# EXERCISE
Restate the whole listing word for word. Pictures are left out.

___ GIVEN DATA ___

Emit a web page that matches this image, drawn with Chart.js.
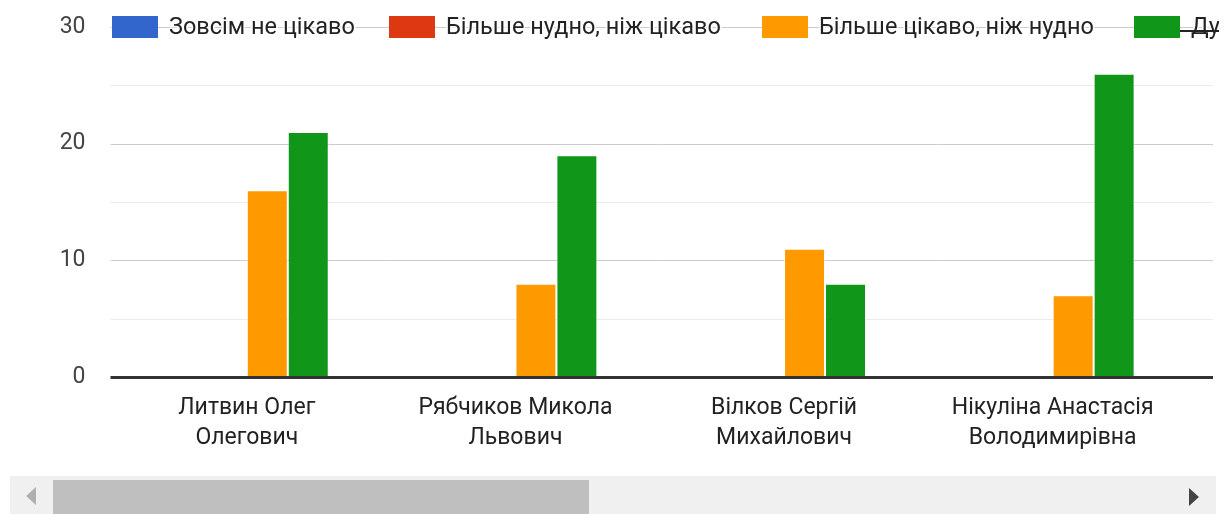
<!DOCTYPE html>
<html>
<head>
<meta charset="utf-8">
<script src="https://cdn.jsdelivr.net/npm/chart.js@4.4.1/dist/chart.umd.min.js"></script>
<style>
  html, body { margin: 0; padding: 0; background: #fff; }
  #wrap { position: relative; width: 1231px; height: 514px; overflow: hidden; }
  #box { position: absolute; left: 0; top: 0; width: 1231px; height: 476px; }
  #track { position: absolute; left: 10px; top: 476px; width: 1206px; height: 38px; background: #f0f0f0; }
  #thumb { position: absolute; left: 43px; top: 4px; width: 536px; height: 34px; background: #bfbfbf; }
  #larr { position: absolute; left: 16px; top: 11px; width: 0; height: 0;
          border-top: 9px solid transparent; border-bottom: 9px solid transparent; border-right: 10px solid #b0b0b0; }
  #rarr { position: absolute; left: 1179px; top: 12px; width: 0; height: 0;
          border-top: 9px solid transparent; border-bottom: 9px solid transparent; border-left: 10px solid #444; }
</style>
</head>
<body>
<div id="wrap">
  <div id="box"><canvas id="c"></canvas></div>
  <div id="track"><div id="larr"></div><div id="thumb"></div><div id="rarr"></div></div>
</div>
<script>
// ---- data ----
const categories = [
  ['Литвин Олег', 'Олегович'],
  ['Рябчиков Микола', 'Львович'],
  ['Вілков Сергій', 'Михайлович'],
  ['Нікуліна Анастасія', 'Володимирівна']
];
const seriesNames = ['Зовсім не цікаво', 'Більше нудно, ніж цікаво', 'Більше цікаво, ніж нудно', 'Дуже цікаво'];
const notInteresting   = [0, 0, 0, 0];
const moreBoring       = [0, 0, 0, 0];
const moreInteresting  = [16, 8, 11, 7];
const veryInteresting  = [21, 19, 8, 26];
const yTicks = [0, 10, 20, 30];
const seriesColors = ['#3366cc', '#dc3912', '#ff9900', '#109618'];

const FONT = 'Roboto, Arial, sans-serif';
const seriesValues = [notInteresting, moreBoring, moreInteresting, veryInteresting];
// legend item left edges (layout only)
const legendX = [112, 389, 762, 1134];

const gridPlugin = {
  id: 'gridExt',
  beforeDatasetsDraw(chart) {
    const { ctx, chartArea, scales } = chart;
    const y = scales.y;
    const right = 1213;
    ctx.save();
    for (let v = 5; v <= 30; v += 5) {
      const py = Math.round(y.getPixelForValue(v)) + 0.5;
      ctx.strokeStyle = (v % 10 === 0) ? '#cccccc' : '#ebebeb';
      ctx.lineWidth = 1;
      ctx.beginPath();
      ctx.moveTo(chartArea.left - 2, py);
      ctx.lineTo(right, py);
      ctx.stroke();
    }
    ctx.restore();
  },
  afterDatasetsDraw(chart) {
    const { ctx, chartArea, scales } = chart;
    const py = scales.y.getPixelForValue(0);
    ctx.save();
    ctx.fillStyle = '#333333';
    ctx.fillRect(chartArea.left - 2, py - 1, 1213 - chartArea.left + 2, 3);
    ctx.restore();
  },
  afterDraw(chart) {
    const { ctx, scales } = chart;
    const cy = Math.round(scales.y.getPixelForValue(30));
    ctx.save();
    ctx.beginPath();
    ctx.rect(0, 0, 1219, 60);
    ctx.clip();
    ctx.font = '23.5px ' + FONT;
    ctx.textBaseline = 'middle';
    chart.data.datasets.forEach((ds, i) => {
      const bx = legendX[i];
      ctx.fillStyle = ds.backgroundColor;
      ctx.fillRect(bx, cy - 11, 46, 22);
      const tx = bx + 57;
      const label = ds.label;
      ctx.lineWidth = 3;
      ctx.strokeStyle = '#ffffff';
      ctx.lineJoin = 'round';
      ctx.strokeText(label, tx, cy + 1);
      ctx.fillStyle = '#222222';
      ctx.fillText(label, tx, cy + 1);
      if (i === chart.data.datasets.length - 1) {
        ctx.fillStyle = '#222222';
        ctx.fillRect(bx + 46, cy + 3, 40, 2);
      }
    });
    ctx.restore();
  }
};

new Chart(document.getElementById('c'), {
  type: 'bar',
  data: {
    labels: categories,
    datasets: seriesNames.map((name, i) => ({
      label: name,
      data: seriesValues[i],
      backgroundColor: seriesColors[i],
      borderColor: 'rgba(255,255,255,0.6)',
      borderWidth: (c) => (c.raw ? 1 : 0),
      categoryPercentage: 0.61,
      barPercentage: 1.0
    }))
  },
  options: {
    responsive: true,
    maintainAspectRatio: false,
    animation: false,
    layout: { padding: { top: 27, right: 44, left: 0, bottom: 0 } },
    plugins: { legend: { display: false }, tooltip: { enabled: false } },
    scales: {
      x: {
        grid: { display: false, drawTicks: false },
        border: { display: false },
        ticks: {
          color: '#222222',
          font: { family: FONT, size: 23, lineHeight: 1.3 },
          maxRotation: 0, minRotation: 0, autoSkip: false, padding: 16
        },
        afterFit(s) { s.height = 99; }
      },
      y: {
        min: 0, max: 30,
        afterBuildTicks(s) { s.ticks = yTicks.map(v => ({ value: v })); },
        grid: { display: false, drawTicks: false },
        border: { display: false },
        ticks: {
          color: '#444444',
          font: { family: FONT, size: 23 },
          padding: 27
        },
        afterFit(s) { s.width = 112.5; s.paddingTop = 0; s.paddingBottom = 0; }
      }
    }
  },
  plugins: [gridPlugin]
});
</script>
</body>
</html>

___

# RESPONSE TO THE EXERCISE
Emit a web page that matches this image, drawn with Chart.js.
<!DOCTYPE html>
<html>
<head>
<meta charset="utf-8">
<script src="https://cdn.jsdelivr.net/npm/chart.js@4.4.1/dist/chart.umd.min.js"></script>
<style>
  html, body { margin: 0; padding: 0; background: #fff; }
  #wrap { position: relative; width: 1231px; height: 514px; overflow: hidden; }
  #box { position: absolute; left: 0; top: 0; width: 1231px; height: 476px; }
  #track { position: absolute; left: 10px; top: 476px; width: 1206px; height: 38px; background: #f0f0f0; }
  #thumb { position: absolute; left: 43px; top: 4px; width: 536px; height: 34px; background: #bfbfbf; }
  #larr { position: absolute; left: 16px; top: 11px; width: 0; height: 0;
          border-top: 9px solid transparent; border-bottom: 9px solid transparent; border-right: 10px solid #b0b0b0; }
  #rarr { position: absolute; left: 1179px; top: 12px; width: 0; height: 0;
          border-top: 9px solid transparent; border-bottom: 9px solid transparent; border-left: 10px solid #444; }
</style>
</head>
<body>
<div id="wrap">
  <div id="box"><canvas id="c"></canvas></div>
  <div id="track"><div id="larr"></div><div id="thumb"></div><div id="rarr"></div></div>
</div>
<script>
// ---- data ----
const categories = [
  ['Литвин Олег', 'Олегович'],
  ['Рябчиков Микола', 'Львович'],
  ['Вілков Сергій', 'Михайлович'],
  ['Нікуліна Анастасія', 'Володимирівна']
];
const seriesNames = ['Зовсім не цікаво', 'Більше нудно, ніж цікаво', 'Більше цікаво, ніж нудно', 'Дуже цікаво'];
const notInteresting   = [0, 0, 0, 0];
const moreBoring       = [0, 0, 0, 0];
const moreInteresting  = [16, 8, 11, 7];
const veryInteresting  = [21, 19, 8, 26];
const yTicks = [0, 10, 20, 30];
const seriesColors = ['#3366cc', '#dc3912', '#ff9900', '#109618'];

const FONT = 'Roboto, Arial, sans-serif';
const seriesValues = [notInteresting, moreBoring, moreInteresting, veryInteresting];
// legend item left edges (layout only)
const legendX = [112, 389, 762, 1134];

const gridPlugin = {
  id: 'gridExt',
  beforeDatasetsDraw(chart) {
    const { ctx, chartArea, scales } = chart;
    const y = scales.y;
    const right = 1213;
    ctx.save();
    for (let v = 5; v <= 30; v += 5) {
      const py = Math.round(y.getPixelForValue(v)) + 0.5;
      ctx.strokeStyle = (v % 10 === 0) ? '#cccccc' : '#ebebeb';
      ctx.lineWidth = 1;
      ctx.beginPath();
      ctx.moveTo(chartArea.left - 2, py);
      ctx.lineTo(right, py);
      ctx.stroke();
    }
    ctx.restore();
  },
  afterDatasetsDraw(chart) {
    const { ctx, chartArea, scales } = chart;
    const py = scales.y.getPixelForValue(0);
    ctx.save();
    ctx.fillStyle = '#333333';
    ctx.fillRect(chartArea.left - 2, py - 1, 1213 - chartArea.left + 2, 3);
    ctx.restore();
  },
  afterDraw(chart) {
    const { ctx, scales } = chart;
    const cy = Math.round(scales.y.getPixelForValue(30));
    ctx.save();
    ctx.beginPath();
    ctx.rect(0, 0, 1219, 60);
    ctx.clip();
    ctx.font = '23.5px ' + FONT;
    ctx.textBaseline = 'middle';
    chart.data.datasets.forEach((ds, i) => {
      const bx = legendX[i];
      ctx.fillStyle = ds.backgroundColor;
      ctx.fillRect(bx, cy - 11, 46, 22);
      const tx = bx + 57;
      const label = ds.label;
      ctx.lineWidth = 3;
      ctx.strokeStyle = '#ffffff';
      ctx.lineJoin = 'round';
      ctx.strokeText(label, tx, cy + 1);
      ctx.fillStyle = '#222222';
      ctx.fillText(label, tx, cy + 1);
      if (i === chart.data.datasets.length - 1) {
        ctx.fillStyle = '#222222';
        ctx.fillRect(bx + 46, cy + 3, 40, 2);
      }
    });
    ctx.restore();
  }
};

new Chart(document.getElementById('c'), {
  type: 'bar',
  data: {
    labels: categories,
    datasets: seriesNames.map((name, i) => ({
      label: name,
      data: seriesValues[i],
      backgroundColor: seriesColors[i],
      borderColor: 'rgba(255,255,255,0.6)',
      borderWidth: (c) => (c.raw ? 1 : 0),
      categoryPercentage: 0.61,
      barPercentage: 1.0
    }))
  },
  options: {
    responsive: true,
    maintainAspectRatio: false,
    animation: false,
    layout: { padding: { top: 27, right: 44, left: 0, bottom: 0 } },
    plugins: { legend: { display: false }, tooltip: { enabled: false } },
    scales: {
      x: {
        grid: { display: false, drawTicks: false },
        border: { display: false },
        ticks: {
          color: '#222222',
          font: { family: FONT, size: 23, lineHeight: 1.3 },
          maxRotation: 0, minRotation: 0, autoSkip: false, padding: 16
        },
        afterFit(s) { s.height = 99; }
      },
      y: {
        min: 0, max: 30,
        afterBuildTicks(s) { s.ticks = yTicks.map(v => ({ value: v })); },
        grid: { display: false, drawTicks: false },
        border: { display: false },
        ticks: {
          color: '#444444',
          font: { family: FONT, size: 23 },
          padding: 27
        },
        afterFit(s) { s.width = 112.5; s.paddingTop = 0; s.paddingBottom = 0; }
      }
    }
  },
  plugins: [gridPlugin]
});
</script>
</body>
</html>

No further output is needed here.